I’ve been running Proxmox as my main hypervisor for over five years, and one of the most common questions I see is whether someone should use Proxmox or Docker. The short answer is that they’re not really competing — they solve different problems. But understanding when to reach for each one makes a big difference in how your setup actually works.

What Proxmox Actually Does
Proxmox is a bare-metal hypervisor — you install it directly on your hardware, and it becomes the OS. From there, you can spin up KVM virtual machines and LXC containers, manage software-defined storage and networking, and if you have multiple nodes, build a high-availability cluster. I’m currently running Proxmox VE 9.1.2 on my two-node cluster and a couple of mini PCs as test devices, and it handles everything from Home Assistant, to a Windows 11 VM and even a pfSense router — all on the same box.
The web UI is genuinely good. Managing VMs, adjusting resources, setting up backups — it’s all accessible without touching the command line if you don’t want to. That said, Proxmox is infrastructure software. It’s designed to manage entire systems, not just run a single app.
What Docker Actually Does
Docker is not an operating system. It’s an application you install on top of an existing OS — Linux, a VM, a NAS, even a Raspberry Pi. I’ve used Docker as the primary way to run applications across nearly every setup I’ve had, from a Synology NAS to bare Ubuntu to a VM/LXC container inside Proxmox.
The advantage is that Docker containers are extremely lean. Each one runs in isolation, shares the host kernel, and uses minimal resources compared to a full VM. The container ecosystem is massive — whatever service you want to run, there’s almost certainly a pre-built image for it, and you’ll find tutorials everywhere.
One thing to keep in mind: Docker is a command-line tool by default. If you want a UI, you’ll need something like Portainer. I ran Portainer for a while before switching to Dockge for managing compose stacks, then switching back to Portainer — both work fine, it just depends on your preference.

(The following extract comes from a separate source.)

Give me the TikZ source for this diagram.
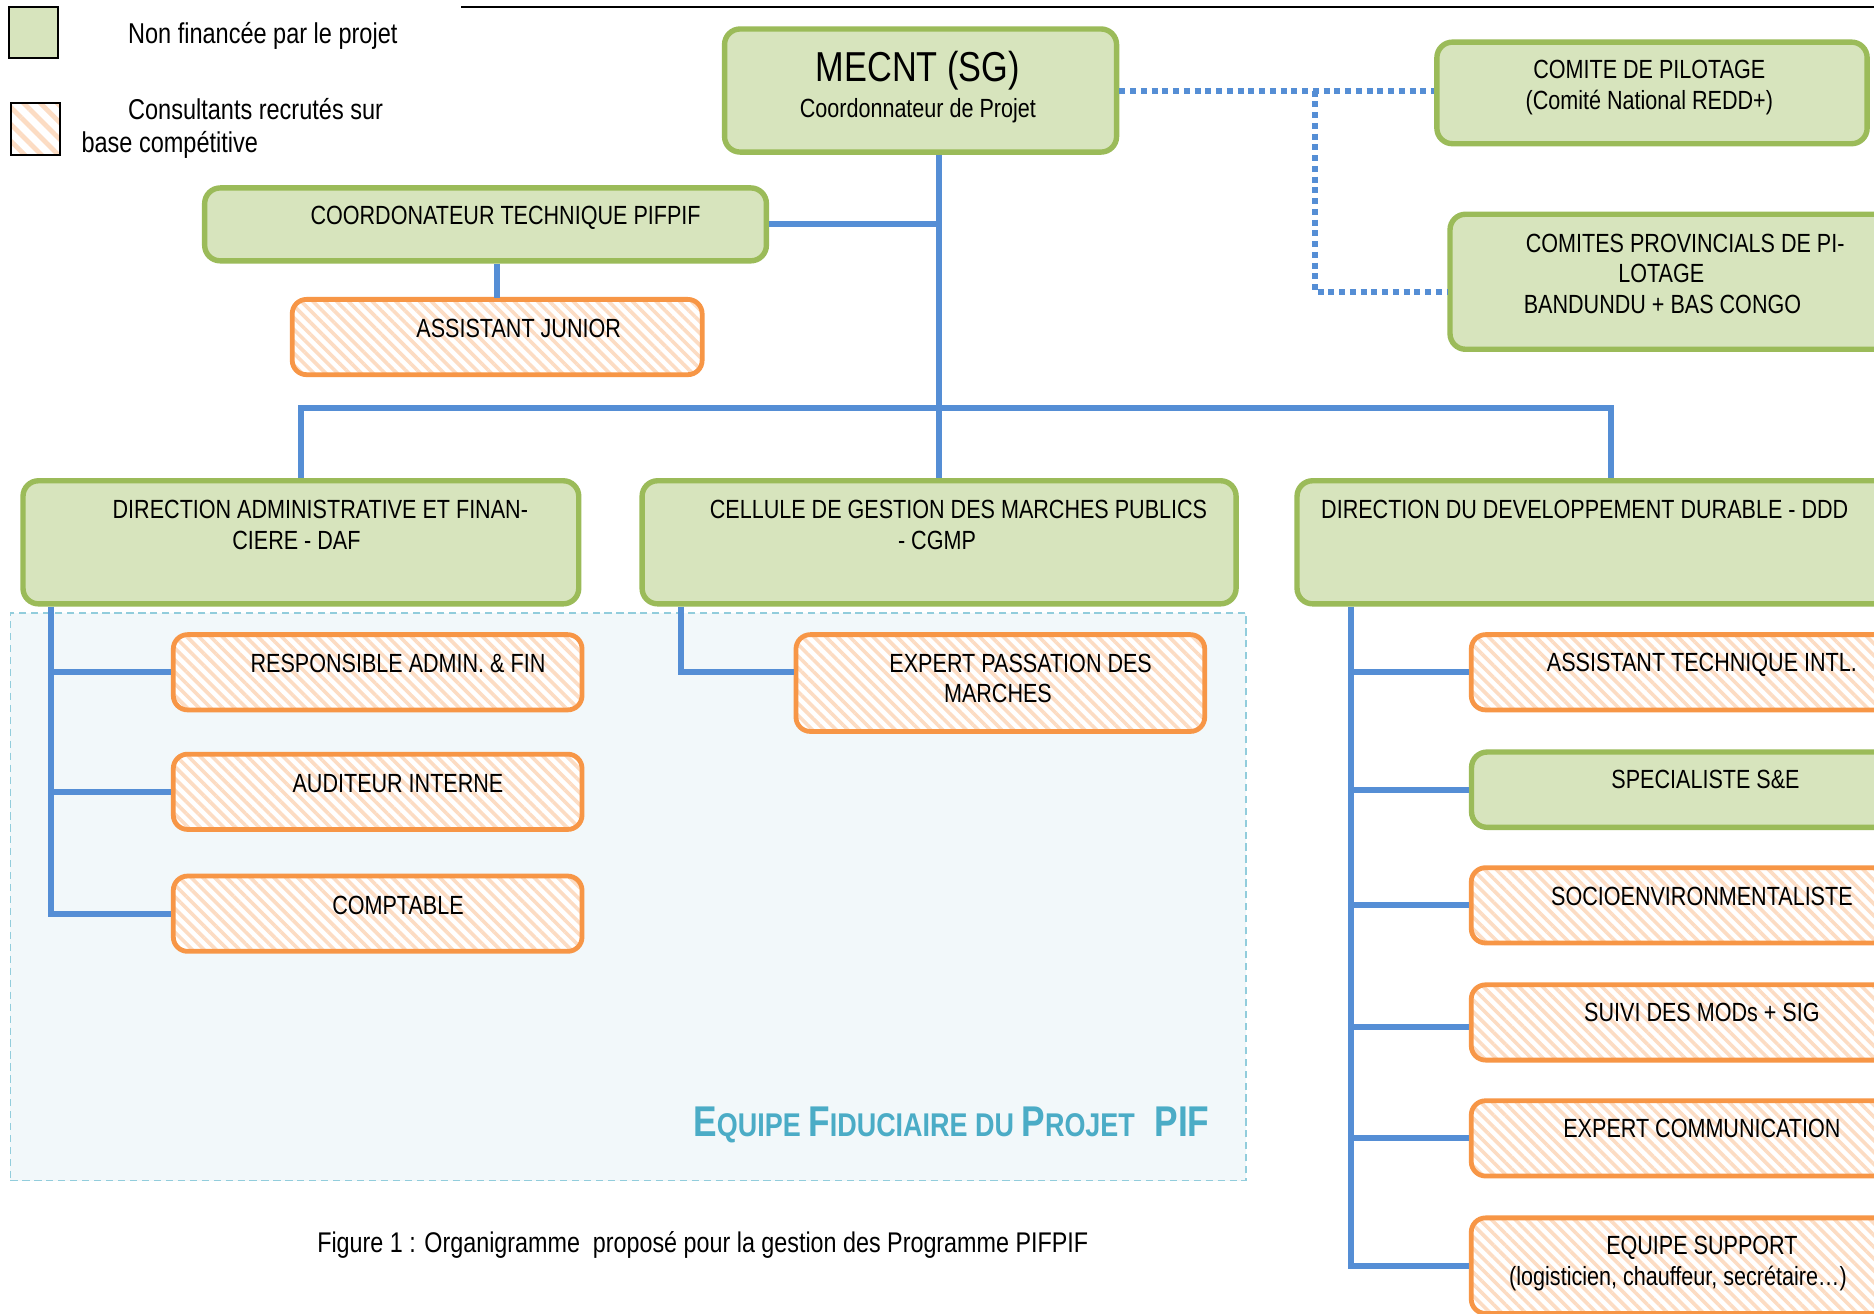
\documentclass[tikz,border=0pt]{standalone}
\usepackage{fontspec}
\setmainfont{Liberation Sans}[FakeStretch=0.82]
\usetikzlibrary{patterns.meta}
\definecolor{gfill}{HTML}{D7E4BD}
\definecolor{gborder}{HTML}{9BBB59}
\definecolor{oborder}{HTML}{F79646}
\definecolor{hatch}{HTML}{FCDCC3}
\definecolor{lblue}{HTML}{558ED5}
\definecolor{teal}{HTML}{4BACC6}
\definecolor{dashblue}{HTML}{92CDDC}
\definecolor{fbg}{HTML}{F2F8FA}
\begin{document}
\begin{tikzpicture}[x=1pt,y=-1pt,
  gbox/.style={draw=gborder, fill=gfill, line width=4.5pt, rounded corners=13pt, inner sep=0, anchor=north west},
  obox/.style={draw=oborder, line width=4pt, rounded corners=12pt, inner sep=0, anchor=north west,
     preaction={fill=white}, pattern={Lines[angle=-45,distance=7pt,line width=3pt]}, pattern color=hatch},
  link/.style={draw=lblue, line width=5pt},
  dotlink/.style={draw=lblue, line width=5pt, dash pattern=on 5pt off 4pt},
  txt/.style={inner sep=0, anchor=base, font=\fontsize{22}{26}\selectfont},
  ltxt/.style={inner sep=0, anchor=base west, font=\fontsize{24}{28}\selectfont},
]
\useasboundingbox (0,0) rectangle (1568,1099);
\fill[white] (0,0) rectangle (1568,1099);

% top rule
\coordinate (ruleA) at (386,6);
\coordinate (ruleB) at (1568,6);
\draw[line width=1.5pt] (ruleA) -- (ruleB);

% legend
\node[draw=black, line width=1.5pt, fill=gfill, minimum width=41pt, minimum height=43pt, anchor=north west, inner sep=0] (lg1) at (7,5) {};
\node[draw=black, line width=1.5pt, anchor=north west, inner sep=0, minimum width=41pt, minimum height=44pt,
  preaction={fill=white}, pattern={Lines[angle=-45,distance=10pt,line width=4pt]}, pattern color=hatch] (lg2) at (7,84) {};
\node[ltxt] (lg1t) at (107,36) {Non financée par le projet};
\node[ltxt] (lg2t) at (107,100) {Consultants recrutés sur};
\node[ltxt] (lg2u) at (68,128) {base compétitive};

% fiduciary region
\node[draw=dashblue, dash pattern=on 6pt off 4pt, line width=1.5pt, fill=fbg, minimum width=1034pt, minimum height=475pt, anchor=north west, inner sep=0] (fid) at (8,512) {};
\node[inner sep=0, anchor=base west, text=teal, font=\bfseries] (fidt) at (580,951)
  {{\fontsize{36}{40}\selectfont E}{\fontsize{27.5}{30}\selectfont QUIPE }{\fontsize{36}{40}\selectfont F}{\fontsize{27.5}{30}\selectfont IDUCIAIRE DU }{\fontsize{36}{40}\selectfont P}{\fontsize{27.5}{30}\selectfont ROJET}{\fontsize{36}{40}\selectfont\ \ PIF}};

% boxes
\node[gbox, minimum width=328pt, minimum height=103pt] (mecnt) at (604,22) {};
\node[gbox, minimum width=360pt, minimum height=85pt] (cp) at (1200,33) {};
\node[gbox, minimum width=400pt, minimum height=113pt] (cpp) at (1211,177) {};
\node[gbox, minimum width=470pt, minimum height=61pt] (coord) at (169,155) {};
\node[obox, minimum width=343pt, minimum height=63pt] (aj) at (243,249) {};
\node[gbox, minimum width=465pt, minimum height=103pt] (daf) at (17,400) {};
\node[gbox, minimum width=497pt, minimum height=103pt] (cgmp) at (535,400) {};
\node[gbox, minimum width=526pt, minimum height=103pt] (ddd) at (1083,400) {};
\node[obox, minimum width=342pt, minimum height=63pt] (rf) at (143,529) {};
\node[obox, minimum width=342pt, minimum height=63pt] (ai) at (143,629) {};
\node[obox, minimum width=342pt, minimum height=63pt] (cpt) at (143,731) {};
\node[obox, minimum width=342pt, minimum height=81pt] (ep) at (664,529) {};
\node[obox, minimum width=380pt, minimum height=63pt] (ati) at (1229,529) {};
\node[gbox, minimum width=380pt, minimum height=63pt] (sse) at (1229,627) {};
\node[obox, minimum width=380pt, minimum height=63pt] (soc) at (1229,724) {};
\node[obox, minimum width=380pt, minimum height=63pt] (suivi) at (1229,822) {};
\node[obox, minimum width=380pt, minimum height=63pt] (ec) at (1229,919) {};
\node[obox, minimum width=380pt, minimum height=80pt] (es) at (1229,1017) {};

% texts
\node[txt, font=\fontsize{35}{40}\selectfont] (mecnt1) at (768,68.5) {MECNT (SG)};
\node[txt] (mecnt2) at (768,98) {Coordonnateur de Projet};
\node[txt] (cp1) at (1380,66) {COMITE DE PILOTAGE};
\node[txt] (cp2) at (1380,92) {(Comité National REDD+)};
\node[txt] (cpp1) at (1410,211) {COMITES PROVINCIALS DE PI-};
\node[txt] (cpp2) at (1390,236) {LOTAGE};
\node[txt] (cpp3) at (1391,262) {BANDUNDU + BAS CONGO};
\node[txt] (coordt) at (423,188) {COORDONATEUR TECHNIQUE PIFPIF};
\node[txt] (ajt) at (434,282) {ASSISTANT JUNIOR};
\node[txt] (daf1) at (268,434) {DIRECTION ADMINISTRATIVE ET FINAN-};
\node[txt] (daf2) at (248,460) {CIERE - DAF};
\node[txt] (cgmp1) at (802,434) {CELLULE DE GESTION DES MARCHES PUBLICS};
\node[txt] (cgmp2) at (784,460) {- CGMP};
\node[txt] (dddt) at (1326,434) {DIRECTION DU DEVELOPPEMENT DURABLE - DDD};
\node[txt] (rft) at (333,563) {RESPONSIBLE ADMIN. \& FIN};
\node[txt] (ait) at (333,663) {AUDITEUR INTERNE};
\node[txt] (cptt) at (333,765) {COMPTABLE};
\node[txt] (ep1) at (854,563) {EXPERT PASSATION DES};
\node[txt] (ep2) at (835,588) {MARCHES};
\node[txt] (atit) at (1424,562) {ASSISTANT TECHNIQUE INTL.};
\node[txt] (sset) at (1427,660) {SPECIALISTE S\&E};
\node[txt] (soct) at (1424,758) {SOCIOENVIRONMENTALISTE};
\node[txt] (suivit) at (1424,855) {SUIVI DES MODs + SIG};
\node[txt] (ect) at (1424,952) {EXPERT COMMUNICATION};
\node[txt] (es1) at (1424,1050) {EQUIPE SUPPORT};
\node[txt] (es2) at (1404,1076) {(logisticien, chauffeur, secrétaire…)};
\node[txt, font=\fontsize{23.8}{28}\selectfont] (caption) at (588,1048) {Figure 1 : Organigramme\ \ proposé pour la gestion des Programme PIFPIF};

% connectors
\coordinate (bus) at (0,341);
\coordinate (dv) at (1100,0);
\draw[dotlink] (mecnt.east) -- (mecnt.east -| cp.west);
\draw[dotlink] (mecnt.east -| dv) |- ([yshift=-8.5pt]cpp.west);
\draw[link] (mecnt.south -| cgmp.north) -- (cgmp.north);
\draw[link] (coord.east) -- (coord.east -| cgmp.north);
\draw[link] (coord.south -| aj.north) -- (aj.north);
\draw[link] (daf.north) -- (daf.north |- bus) -- (ddd.north |- bus) -- (ddd.north);

\coordinate (dafv) at ([xshift=26pt]daf.south west);
\draw[link] (dafv) -- (dafv |- cpt.west) -- (cpt.west);
\draw[link] (dafv |- rf.west) -- (rf.west);
\draw[link] (dafv |- ai.west) -- (ai.west);

\coordinate (cgv) at ([xshift=35pt]cgmp.south west);
\draw[link] (cgv) |- ([yshift=9.5pt]ep.west);

\coordinate (dddv) at ([xshift=47pt]ddd.south west);
\draw[link] (dddv) -- (dddv |- es.west) -- (es.west);
\draw[link] (dddv |- ati.west) -- (ati.west);
\draw[link] (dddv |- sse.west) -- (sse.west);
\draw[link] (dddv |- soc.west) -- (soc.west);
\draw[link] ([yshift=-4pt]dddv |- suivi.west) -- ([yshift=-4pt]suivi.west);
\draw[link] (dddv |- ec.west) -- (ec.west);
\end{tikzpicture}
\end{document}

Where Each One Makes Sense
Use Proxmox when: – You need to run full virtual machines — Windows 11, pfSense, a full Linux server with its own kernel – You want strong isolation between workloads (separate VMs vs. containers sharing a host) – You’re building a homelab and want one platform that handles everything: compute, storage, networking – You need features like GPU passthrough or live migration between nodes
Use Docker when: – You need to run a specific application or service and a container image exists for it – You already have a Linux machine running and don’t want to rebuild around a hypervisor – You care about resource efficiency — containers spin up fast and use far less RAM and CPU than VMs – You’re on lower-powered hardware like an Intel N100 mini PC or a Raspberry Pi.
Here’s the thing — when I consolidated my home lab down to a couple of low-power mini PCs running Proxmox as a test, my average power draw dropped from around 250W to roughly 45-50W for my Proxmox nodes. Docker containers running inside those LXC containers accounted for the majority of the actual services that I was using.
Running Docker Inside Proxmox
This is actually the setup I’d recommend for most people building a homelab from scratch: install Proxmox on your hardware, create a VM and run Docker inside that. You get the flexibility of Docker’s container ecosystem with Proxmox’s VM management, backup tools, and snapshot capabilities on top.
I’ve set this up on GMKTek mini PCs running Intel N100 processors — the performance is solid for running 10-20 containers alongside a couple of VMs.
The one caveat: if you’re trying to do advanced networking — like giving containers their own IP addresses on your LAN — it gets more involved. Docker Macvlan networks work, but the configuration takes more thought than a simple bridge setup.

The Actual Decision
There are really only two scenarios worth thinking about:
1. Do you need to run virtual machines?
If yes — whether that’s Windows 11, Home Assistant OS, pfSense, or anything else that requires its own kernel — you need a hypervisor. Proxmox is the best free option. If you want to compare it to alternatives, XCP-ng is worth a look too, but for most homelabs, Proxmox wins.
2. Do you just need to run containerized services?
If you already have a Linux box, NAS, or even a Raspberry Pi running, Docker is the faster path. I wouldn’t spin up a full Proxmox server just to run a handful of Docker containers — that’s more infrastructure than the job requires.
If you’re not sure which camp you’re in yet, I’d start with Proxmox. You can always run Docker inside it, and you won’t hit a ceiling when you eventually want a VM. If you need help getting started, installing Proxmox VE is straightforward, and the beginner-friendly mini PC options keep the cost manageable.
The right tool depends entirely on what you’re running — and most setups end up using both.